▶ **Stated exercise**: Every record below should be written out exactly; pictures stay out.

▶ **Entries**:
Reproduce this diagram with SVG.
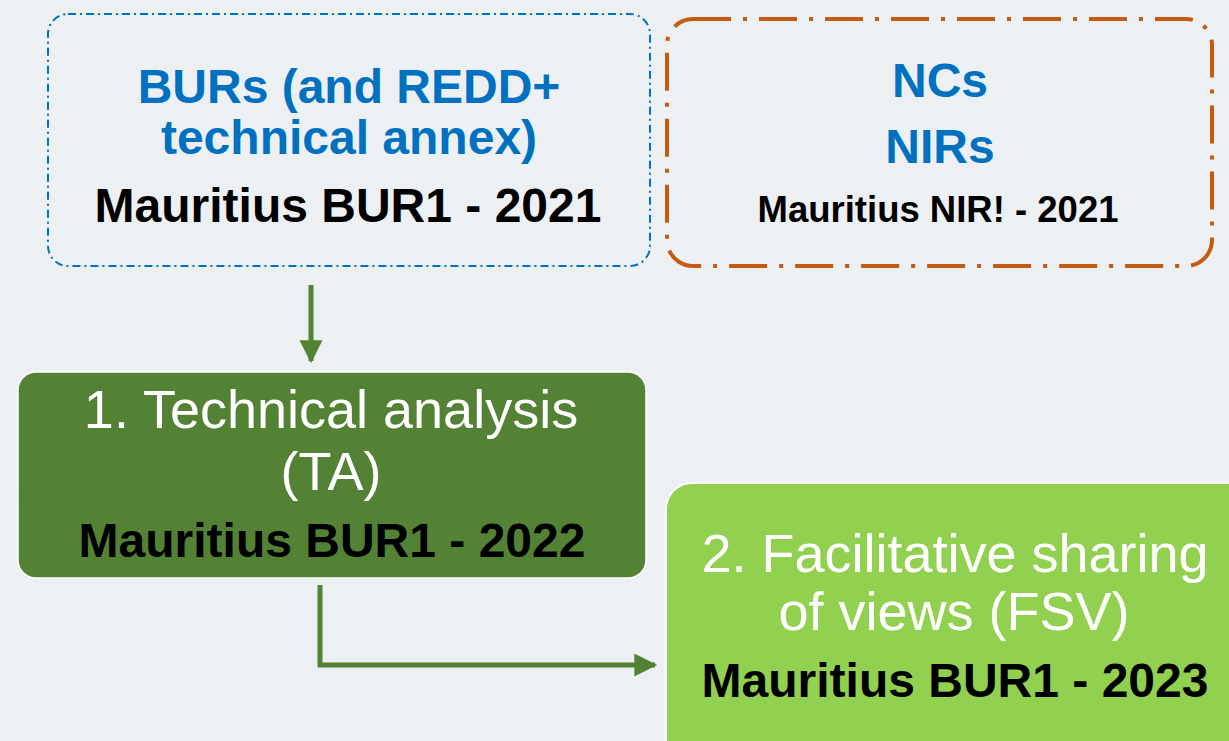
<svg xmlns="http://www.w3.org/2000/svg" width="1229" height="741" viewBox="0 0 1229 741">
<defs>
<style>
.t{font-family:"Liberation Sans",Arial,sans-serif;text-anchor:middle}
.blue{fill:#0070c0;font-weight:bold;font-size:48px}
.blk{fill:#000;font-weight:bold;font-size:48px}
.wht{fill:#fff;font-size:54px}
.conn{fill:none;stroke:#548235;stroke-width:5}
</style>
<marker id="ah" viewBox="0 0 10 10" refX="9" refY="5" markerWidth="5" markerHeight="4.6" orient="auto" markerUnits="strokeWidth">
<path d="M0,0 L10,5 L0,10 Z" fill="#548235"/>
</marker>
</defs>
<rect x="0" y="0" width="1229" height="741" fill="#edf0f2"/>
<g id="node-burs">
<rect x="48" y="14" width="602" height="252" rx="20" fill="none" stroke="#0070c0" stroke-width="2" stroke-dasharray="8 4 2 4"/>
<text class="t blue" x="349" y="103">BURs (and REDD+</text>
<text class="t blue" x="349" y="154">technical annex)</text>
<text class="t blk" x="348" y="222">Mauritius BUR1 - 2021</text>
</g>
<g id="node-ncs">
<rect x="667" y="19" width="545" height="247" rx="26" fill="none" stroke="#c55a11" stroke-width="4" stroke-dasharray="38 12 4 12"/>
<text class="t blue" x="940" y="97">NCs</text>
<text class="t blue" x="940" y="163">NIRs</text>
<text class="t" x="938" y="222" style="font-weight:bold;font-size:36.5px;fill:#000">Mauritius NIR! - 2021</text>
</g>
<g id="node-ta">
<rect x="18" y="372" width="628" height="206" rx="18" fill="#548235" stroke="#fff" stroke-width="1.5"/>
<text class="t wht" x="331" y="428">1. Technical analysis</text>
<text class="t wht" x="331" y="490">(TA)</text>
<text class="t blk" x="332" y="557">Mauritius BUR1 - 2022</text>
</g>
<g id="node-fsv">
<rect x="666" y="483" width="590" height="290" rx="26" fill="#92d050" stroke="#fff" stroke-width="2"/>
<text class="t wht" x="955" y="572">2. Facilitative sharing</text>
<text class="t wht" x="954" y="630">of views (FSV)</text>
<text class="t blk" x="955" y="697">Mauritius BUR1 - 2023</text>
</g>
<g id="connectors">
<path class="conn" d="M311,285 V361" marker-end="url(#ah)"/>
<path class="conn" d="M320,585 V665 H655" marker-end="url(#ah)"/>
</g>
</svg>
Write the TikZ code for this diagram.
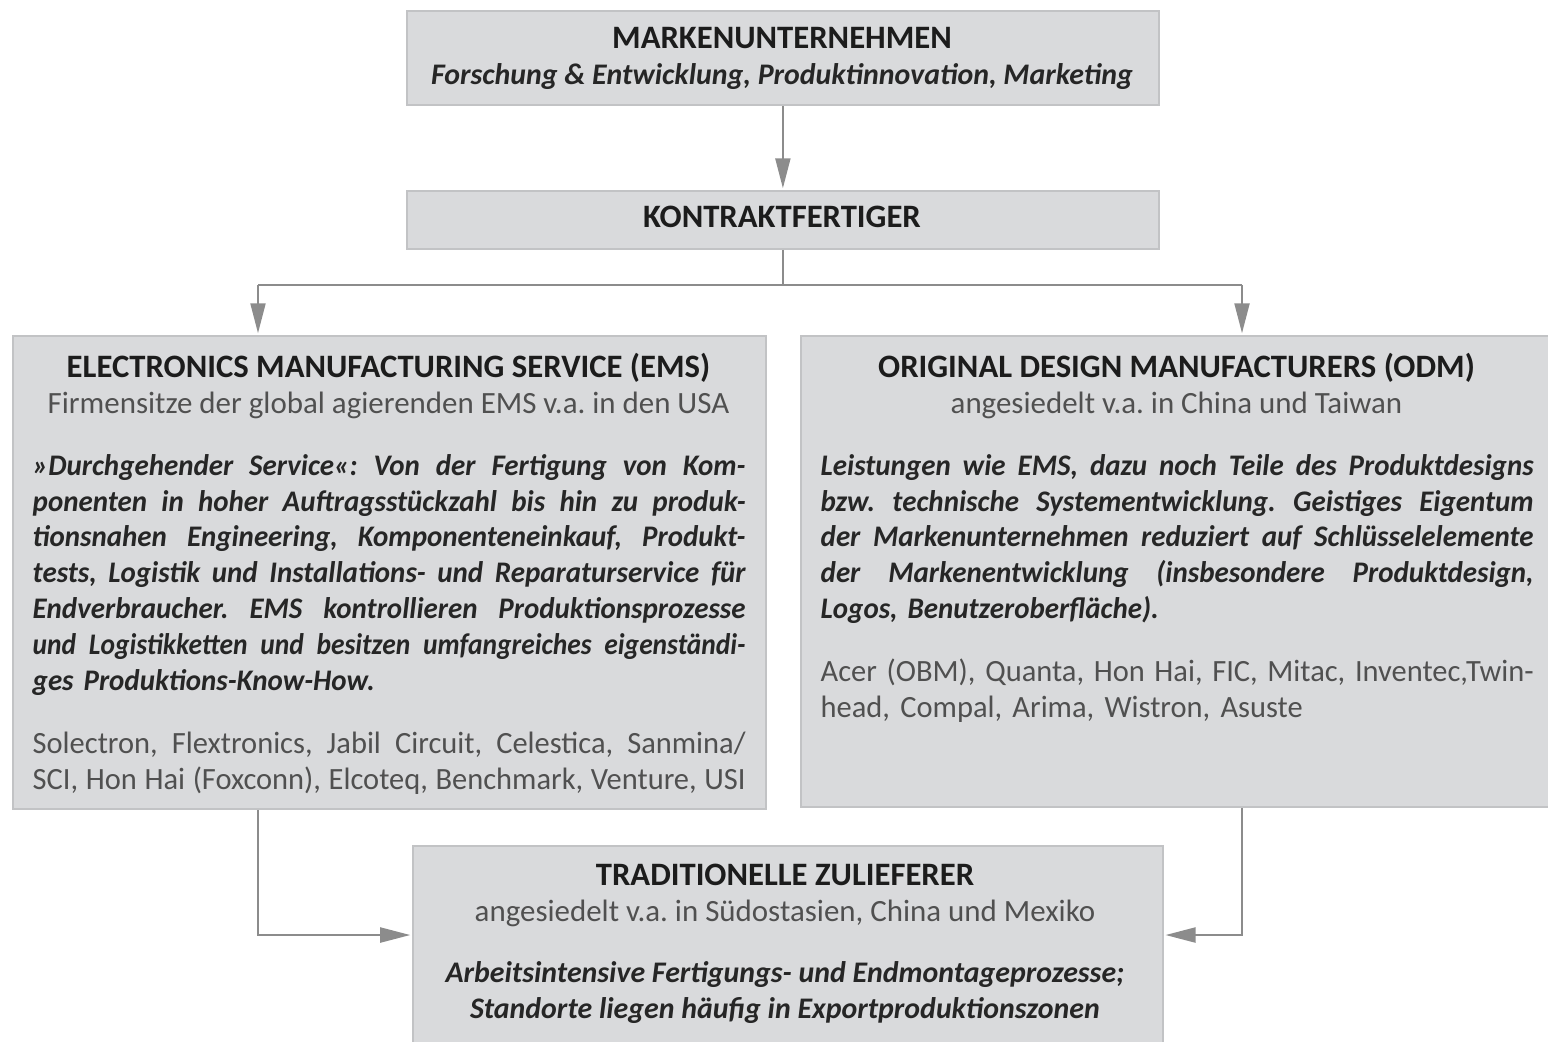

▶ **Solution for this task**:
Reproduce this diagram with SVG.
<svg xmlns="http://www.w3.org/2000/svg" width="1229" height="741" viewBox="0 0 1229 741">
<defs>
<style>
.t{font-family:"Liberation Sans",Arial,sans-serif;text-anchor:middle}
.blue{fill:#0070c0;font-weight:bold;font-size:48px}
.blk{fill:#000;font-weight:bold;font-size:48px}
.wht{fill:#fff;font-size:54px}
.conn{fill:none;stroke:#548235;stroke-width:5}
</style>
<marker id="ah" viewBox="0 0 10 10" refX="9" refY="5" markerWidth="5" markerHeight="4.6" orient="auto" markerUnits="strokeWidth">
<path d="M0,0 L10,5 L0,10 Z" fill="#548235"/>
</marker>
</defs>
<rect x="0" y="0" width="1229" height="741" fill="#edf0f2"/>
<g id="node-burs">
<rect x="48" y="14" width="602" height="252" rx="20" fill="none" stroke="#0070c0" stroke-width="2" stroke-dasharray="8 4 2 4"/>
<text class="t blue" x="349" y="103">BURs (and REDD+</text>
<text class="t blue" x="349" y="154">technical annex)</text>
<text class="t blk" x="348" y="222">Mauritius BUR1 - 2021</text>
</g>
<g id="node-ncs">
<rect x="667" y="19" width="545" height="247" rx="26" fill="none" stroke="#c55a11" stroke-width="4" stroke-dasharray="38 12 4 12"/>
<text class="t blue" x="940" y="97">NCs</text>
<text class="t blue" x="940" y="163">NIRs</text>
<text class="t" x="938" y="222" style="font-weight:bold;font-size:36.5px;fill:#000">Mauritius NIR! - 2021</text>
</g>
<g id="node-ta">
<rect x="18" y="372" width="628" height="206" rx="18" fill="#548235" stroke="#fff" stroke-width="1.5"/>
<text class="t wht" x="331" y="428">1. Technical analysis</text>
<text class="t wht" x="331" y="490">(TA)</text>
<text class="t blk" x="332" y="557">Mauritius BUR1 - 2022</text>
</g>
<g id="node-fsv">
<rect x="666" y="483" width="590" height="290" rx="26" fill="#92d050" stroke="#fff" stroke-width="2"/>
<text class="t wht" x="955" y="572">2. Facilitative sharing</text>
<text class="t wht" x="954" y="630">of views (FSV)</text>
<text class="t blk" x="955" y="697">Mauritius BUR1 - 2023</text>
</g>
<g id="connectors">
<path class="conn" d="M311,285 V361" marker-end="url(#ah)"/>
<path class="conn" d="M320,585 V665 H655" marker-end="url(#ah)"/>
</g>
</svg>
Write the TikZ code for this diagram.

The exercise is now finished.